John Radcliffe said...

Hi JK, good to have you back.

Personally, I find Jesus' words in Matthew 19:8 appropriate:

"Moses permitted you to divorce your wives because your hearts were hard. But it was not this way from the beginning." (TNIV)

I understand his second comment to mean, in effect, that it wasn't the way God wanted things to be among us humans (and especially not among those humans who claim to be "his people"), but that God deals in real-world practicalities: better a divorced wife than a murdered or abused one; better have a wife to go through the ceremony in Numbers 5 (and hopefully have the suspicion and jealousy stop there) than any of the above.

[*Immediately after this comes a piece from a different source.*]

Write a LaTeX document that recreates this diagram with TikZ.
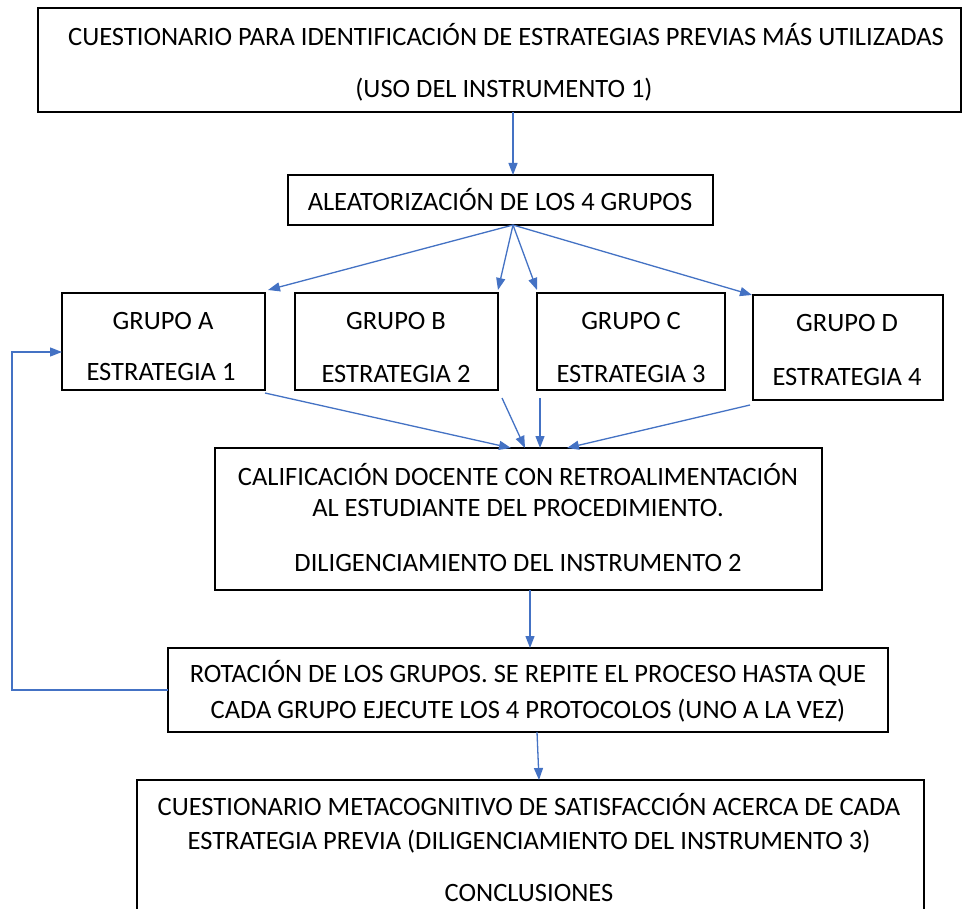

Of course that's just the reading of a white, middle-aged, unmarried, idealist man. So perhaps that's just how I would like to understand it. (I even have an idealist, egalitarian reading of Ephesians 5, although I'm still working on one for 1 Tim 2 & 3)

J. K. Gayle said...

John Radcliffe,
I love your intertextual readings (parsing Matthew's Jesus' statement against Jehovah's Moses' statements). And thanks for being willing to confess (as if "just" minimizing) your own subjectivities here (as you work through Paul's letters to Greek reading Jewish Christians in Ephesus, Greece and to the half-Greek, half-Jew Timo-theus on behalf of other assemblies elsewhere). I'm looking forward to continued conversations with you!